Directions
Begin with the first line below and retype each line exactly through the line containing "5, 6, 7, 8, 9];". Any pictures are to be left out.

* begin *

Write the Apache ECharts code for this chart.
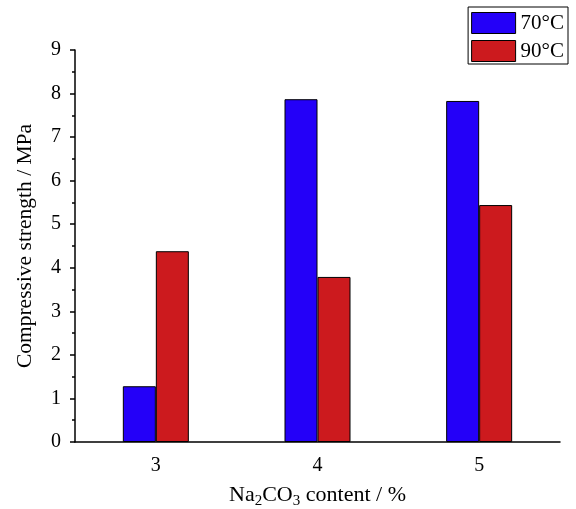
<!DOCTYPE html>
<html><head><meta charset="utf-8">
<script src="https://cdn.jsdelivr.net/npm/echarts@6/dist/echarts.min.js"></script>
<style>html,body{margin:0;padding:0;background:#fff}#c{width:576px;height:509px}</style>
</head><body><div id="c"></div>
<script>
const categories = ['3', '4', '5'];
const series70 = [1.28, 7.87, 7.83];
const series90 = [4.38, 3.79, 5.44];
const seriesNames = ['70°C', '90°C'];
const yTicks = [0, 1, 2, 3, 4, 5, 6, 7, 8, 9];

const font = 'Liberation Serif';
const chart = echarts.init(document.getElementById('c'));
chart.setOption({
  animation: false,
  backgroundColor: '#fff',
  textStyle: { fontFamily: font },
  grid: { left: 75, right: 16, top: 50, bottom: 67, outerBoundsMode: 'none', containLabel: false },
  legend: {
    right: 8, top: 7, orient: 'vertical', icon: 'rect',
    itemWidth: 44, itemHeight: 21, itemGap: 6,
    padding: [5, 4, 2, 3],
    borderColor: '#000', borderWidth: 1,
    textStyle: { fontFamily: font, fontSize: 21, color: '#000' },
    itemStyle: { borderColor: '#000', borderWidth: 1 },
    data: seriesNames
  },
  xAxis: [{
    type: 'category', data: categories,
    name: 'Na{s|2}CO{s|3} content / %', nameLocation: 'middle', nameGap: 40,
    nameTextStyle: { fontFamily: font, fontSize: 22, color: '#000', lineHeight: 27,
      rich: { s: { fontFamily: font, fontSize: 15, color: '#000', lineHeight: 15, verticalAlign: 'bottom' } } },
    axisLine: { lineStyle: { color: '#000', width: 1.5 } },
    axisTick: { alignWithLabel: true, length: 5, lineStyle: { color: '#000', width: 1.5 } },
    axisLabel: { fontFamily: font, fontSize: 20, color: '#000', margin: 14 },
    splitLine: { show: false }
  }, {
    type: 'category', data: categories, position: 'bottom',
    axisLine: { show: false },
    axisTick: { length: 4, lineStyle: { color: '#000', width: 1.5 } },
    axisLabel: { show: false }
  }],
  yAxis: {
    type: 'value', min: 0, max: 9, interval: 1,
    name: 'Compressive strength / MPa', nameLocation: 'middle', nameGap: 39,
    nameTextStyle: { fontFamily: font, fontSize: 21.5, color: '#000' },
    axisLine: { show: true, lineStyle: { color: '#000', width: 1.5 } },
    axisTick: { show: true, length: 5, lineStyle: { color: '#000', width: 1.5 } },
    minorTick: { show: true, splitNumber: 2, length: 3, lineStyle: { color: '#000', width: 1.5 } },
    axisLabel: { fontFamily: font, fontSize: 20, color: '#000', margin: 14,
      formatter: v => yTicks.includes(v) ? String(v) : '' },
    splitLine: { show: false }
  },
  series: [{
    name: seriesNames[0], type: 'bar', data: series70, barWidth: 33, barGap: '0%',
    itemStyle: { color: '#2400F8', borderColor: '#000', borderWidth: 1 }
  }, {
    name: seriesNames[1], type: 'bar', data: series90, barWidth: 33, barGap: '0%',
    itemStyle: { color: '#CC1A1E', borderColor: '#000', borderWidth: 1 }
  }]
});
</script></body></html>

* end *

Full solution
Write the Apache ECharts code for this chart.
<!DOCTYPE html>
<html><head><meta charset="utf-8">
<script src="https://cdn.jsdelivr.net/npm/echarts@6/dist/echarts.min.js"></script>
<style>html,body{margin:0;padding:0;background:#fff}#c{width:576px;height:509px}</style>
</head><body><div id="c"></div>
<script>
const categories = ['3', '4', '5'];
const series70 = [1.28, 7.87, 7.83];
const series90 = [4.38, 3.79, 5.44];
const seriesNames = ['70°C', '90°C'];
const yTicks = [0, 1, 2, 3, 4, 5, 6, 7, 8, 9];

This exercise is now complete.